Art Stage Singapore is returning for its sixth edition from 21-24 January at Marina Bay Sands Expo and Convention Centre. With 143 galleries from 32 different countries exhibiting, this year’s spectacle is sure to engage everyone, with or without an art background, in a dialogue with contemporary art and its role in Southeast Asia.
Alongside 76 new galleries, Art Stage is also introducing the Southeast Asia Forum- a two-part experience comprising of an exhibition and a talk series focusing on the theme of urbanization. Just as urban planners and designers explore the infrastructural construction of a city, artists explore the philosophical depths of the human experience of inhabiting cities. Entitled Seismograph: Sensing the City – Art in the Urban Age, this forum aims to explore the role of the artist as a seismograph of the society’s pulse, reflecting the effects of living in a rapidly urbanizing region.
Here we chart what we’re looking forward to seeing at Art Stage Singapore 2016
Singaporean artist David Chan uses animals to explore the ways in which humans behave and interact with one another. In ‘Aries’, the artist cages sculptures of animals inside an irregular case, intentionally leaving the case slightly ajar forcing the audience to ‘investigate’ what lies inside. The work acts as a kind of thought experiment to learn how we perceive information given to us, and how different vantage points affect our understanding of what we see.
Highly polished stainless steel and rubber animals
52 x 32 x 42 cm
Nguyen Thai Tuan
Nguyen traverses memories of war in his jarring almost surreal paintings.
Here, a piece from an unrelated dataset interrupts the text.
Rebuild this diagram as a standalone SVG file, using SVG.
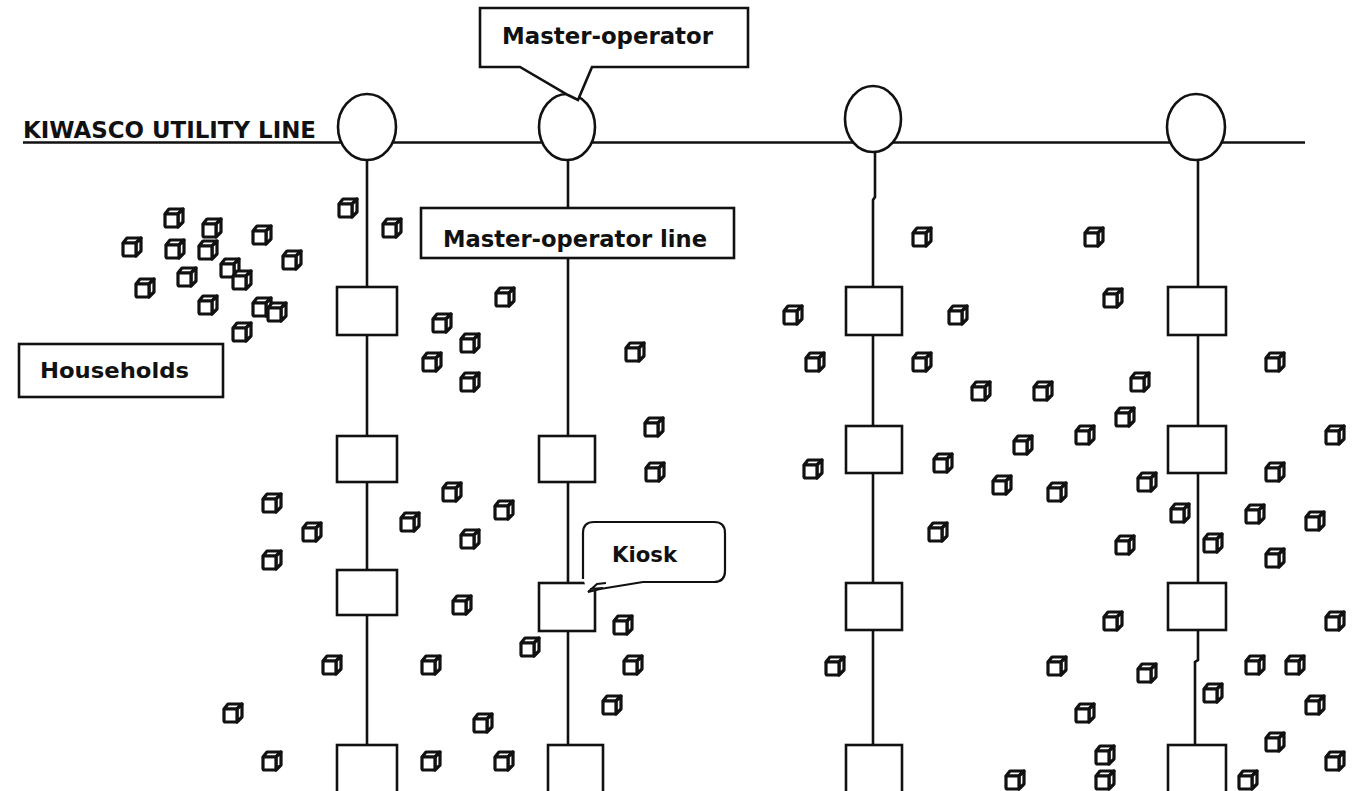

Having grown up during the Vietnam War, his work is often informed by atrocities he witnessed. Nguyen creates a sense of brooding unease, and in doing so he subtly examines and questions the state of governance in Vietnam today.
Black Painting No 56
Oil on Canvas
Part-organic, part-intentional, Ren Ri’s sculptures made out of beeswax explore natural versus man-made processes of structural formations. Combining his knowledge and interest in beekeeping and visual art, the artist uses beeswax to manipulate the ways in which the beehives are formed. His works explore the intricate relationship between humans and bees, and on a larger scale, between humans and nature.
Yuansu Series II #6-30
Acrylic box, natural beeswax
40 x 40 x 40 cm
Exhibited as part of the Southeast Asia Forum, Caniago’s Titik Balik is a project which the artists intiated in 2012 as a response to the environmental damage he witnessed in the Indonesian lakeside town of Situ Ciburuy. Seeing abandoned fishing boats as a symbol of a lost and decaying cultural heritage, Caniago aims to recuperate tradition. During the project, Caniago invited viewers to pull the fishing boats out of the water and into the land to give them a new life. At the exhibition, he will be displaying one such fishing boat, along with film documenting the process behind the project.
Lamenting the loss of quant bungalows to make way for urban townhouses, Roldan explores misguided notions of progress in the Philippines. His artworks are made of debris from the destroyed colonial bungalows in the town of Kamuning, readily available in second-hand shops as a result of their rapid deconstruction. His artwork is presented as part of the Southeast Asian Forum Exhibition.
Wall assemblage with architectural debris from demolished old houses
This multimedia installation on display at the Southeast Asia Forum Exhibition by Singaporean artist Sherman Ong explores the role of migration in the development of transcultural diasporic identities in the region. Using the documentary form, Ong explores the lives of characters caught in between cultural identities and social customs. At the same time, his documentary films are essentially fictive reenactments based on real stories, highlighting the blurry boundary between ‘fact’ and ‘fiction’ that all stories inevitably grapple with.